Fusion is conflict with linear detection?

were · March 4, 2020, 12:43am

In affined loops, linear detection is a very important analysis. Consider a simple index expression like this: a*i + b*j + c*k + d, the linear detection analysis is able to extract the coefficient of each loop variable: [a, b, c, d].

On the other hand, fusion is a very import prerequisite of parallelizing loops. For example, when it comes to Conv with size of H/W, they are often fused and annotated with parallel.

However, when these two comes together, fusion totally kills linear detection. Say if we fuse i and j, then we have (ij/jext)*a+(ij%jext)*b+c*k+d (ij is the fused inductive variable, and jext is the old trip count of loop j). Because of / and % the expression is no longer linear, some optimization relies on this feature will be disabled.

Is it possible to make something like postponed fusion — when making the very vanilla loop nests, loops to be fused are still themselves; after some transformation that requires linear detection is done, we fuse those loop levels.

ANSHUMAN.TRIPATHY · March 4, 2020, 5:35am

Hi, your issue is interesting. I would like to analyze for it. Would you please provide some small reproducible code and pointer to the exact issue you faced. Thanks!

were · March 4, 2020, 5:42pm

import tvm

a = tvm.placeholder((16, 16),)
b = tvm.placeholder((16, 16),)
c = tvm.compute((16, 16), lambda x, y: a[x, y] + b[x, y])

x, y = c.op.axis
vanilla = tvm.create_schedule(c.op)
ir = tvm.lower(vanilla, [a, b, c], simple_mode=True)
print(ir)
x_var, y_var = ir.body.loop_var, ir.body.body.loop_var
print(tvm.arith.DetectLinearEquation(ir.body.body.body.index, [x_var, y_var]))


fused = tvm.create_schedule(c.op)
xo, xi = fused[c].split(x, 4)
fused[c].reorder(xo, y, xi)
xy = fused[c].fuse(xo, y)
ir = tvm.lower(fused, [a, b, c], simple_mode=True)
print(ir)
x_var, y_var = ir.body.loop_var, ir.body.body.loop_var
print(tvm.arith.DetectLinearEquation(ir.body.body.body.index, [x_var, y_var]))

produce compute {
  for (x, 0, 16) {
    for (y, 0, 16) {
      compute[((x*16) + y)] = (placeholder[((x*16) + y)] + placeholder[((x*16) + y)])
    }
  }
}

[16, 1, 0]
produce compute {
  for (x.outer.y.fused, 0, 64) {
    for (x.inner, 0, 4) {
      compute[(((floordiv(x.outer.y.fused, 16)*64) + (x.inner*16)) + floormod(x.outer.y.fused, 16))] = (placeholder[(((floordiv(x.outer.y.fused, 16)*64) + (x.inner*16)) + floormod(x.outer.y.fused, 16))] + placeholder[(((floordiv(x.outer.y.fused, 16)*64) + (x.inner*16)) + floormod(x.outer.y.fused, 16))])
    }
  }
}

[]

were · March 4, 2020, 5:42pm

Can you see the example above?

ANSHUMAN.TRIPATHY · March 5, 2020, 7:42am

Thanks a lot! I am analyzing the issue. Will post my findings.
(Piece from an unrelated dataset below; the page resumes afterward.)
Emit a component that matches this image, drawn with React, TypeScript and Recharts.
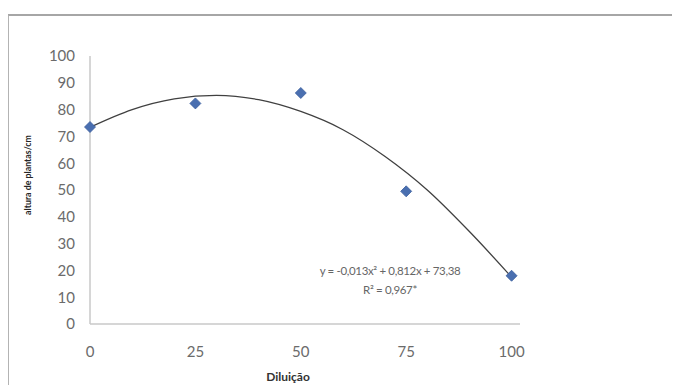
import React from 'react';
import { ComposedChart, XAxis, YAxis, Scatter, Line } from 'recharts';

const diluicao = [0, 25, 50, 75, 100];
const altura = [73.5, 82.3, 86.2, 49.5, 18.0];

// trendline
const trendX = [0, 10, 20, 30, 40, 50, 60, 70, 80, 90, 100];
const trendY = [73.4, 80.0, 84.0, 85.3, 83.7, 79.3, 72.5, 62.5, 50.0, 34.5, 17.5];

const xTicks = [0, 25, 50, 75, 100];
const yTicks = [0, 10, 20, 30, 40, 50, 60, 70, 80, 90, 100];

const points = diluicao.map((x, i) => ({ x, y: altura[i] }));
const trend = trendX.map((x, i) => ({ x, y: trendY[i] }));

const Diamond = (props: any) => {
  const { cx, cy } = props;
  const r = 5.5;
  return (
    <polygon
      points={`${cx},${cy - r} ${cx + r},${cy} ${cx},${cy + r} ${cx - r},${cy}`}
      fill="#4a6fb0"
      stroke="#3c5f9e"
      strokeWidth={0.8}
    />
  );
};

const tickStyle = { fill: '#6b6b6b', fontSize: 15, fontFamily: 'Lato' };

export default function App() {
  return (
    <div style={{ position: 'relative', width: 672, height: 377, overflow: 'hidden', background: '#fff' }}>
      <div
        style={{
          position: 'absolute',
          left: -1,
          top: 6,
          width: 720,
          height: 420,
          borderTop: '2px solid #a6a6a6',
          borderLeft: '2px solid #b3b3b3',
          boxSizing: 'border-box',
        }}
      />
      <ComposedChart
        width={672}
        height={377}
        margin={{ top: 48, right: 160, bottom: 21, left: 0 }}
        style={{ position: 'absolute', left: 0, top: 0 }}
      >
        <XAxis
          type="number"
          dataKey="x"
          domain={[0, 102]}
          ticks={xTicks}
          tickLine={false}
          tickSize={0}
          tickMargin={22}
          height={40}
          axisLine={{ stroke: '#c8c8c8', strokeWidth: 1.5 }}
          tick={tickStyle}
          allowDecimals={false}
        />
        <YAxis
          type="number"
          dataKey="y"
          domain={[0, 100]}
          ticks={yTicks}
          tickLine={false}
          tickSize={0}
          tickMargin={15}
          width={82}
          axisLine={{ stroke: '#c8c8c8', strokeWidth: 1.5 }}
          tick={tickStyle}
        />
        <Line
          data={trend}
          dataKey="y"
          type="monotone"
          stroke="#404040"
          strokeWidth={1.3}
          dot={false}
          activeDot={false}
          isAnimationActive={false}
        />
        <Scatter data={points} dataKey="y" shape={<Diamond />} isAnimationActive={false} />
      </ComposedChart>
      <div
        style={{
          position: 'absolute',
          left: 19,
          top: 167,
          transform: 'translate(-50%, -50%) rotate(-90deg)',
          fontFamily: 'Lato',
          fontWeight: 'bold',
          fontSize: 8.8,
          color: '#262626',
          whiteSpace: 'nowrap',
        }}
      >
        altura de plantas/cm
      </div>
      <div
        style={{
          position: 'absolute',
          left: 280,
          top: 368,
          transform: 'translate(-50%, -50%)',
          fontFamily: 'Lato',
          fontWeight: 'bold',
          fontSize: 12,
          color: '#333',
          whiteSpace: 'nowrap',
        }}
      >
        Diluição
      </div>
      <div
        style={{
          position: 'absolute',
          left: 382,
          top: 272,
          transform: 'translate(-50%, -50%)',
          fontFamily: 'Lato',
          fontSize: 11.5,
          letterSpacing: -0.35,
          color: '#666',
          whiteSpace: 'nowrap',
          textAlign: 'center',
          lineHeight: '19px',
        }}
      >
        y = -0,013x² + 0,812x + 73,38
        <br />
        R² = 0,967*
      </div>
    </div>
  );
}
ANSHUMAN.TRIPATHY · March 6, 2020, 1:11pm

Hi Jian Weng, I have checked the code you shared. I understand your concern now. But i wonder whether such scenario exists in real time.

The complex index accessing logic is embedded only because you have reordered the partitioned loop variable here.

fused[c].reorder(xo, y, xi)

I experimented with few combinations in your code and also for Conv layer. My observation is if the fusion is between immediate neighbouring loop variables(unordered), then tvm.arith.DetectLinearEquation() can detect the co-efficients perfectly fine, and i believe that is what will be the case normally.

If you want i can share you my test codes as well.

But however your scenario looks quite special, where non-immediate neighbouring loop variables get fused, so the indexing gets complex logic.

May be because of my limited knowledge i am unable to visualize the real time user scenarios for such cases.

If you dont mind, can you please elighten me with this point. Thanks a lot!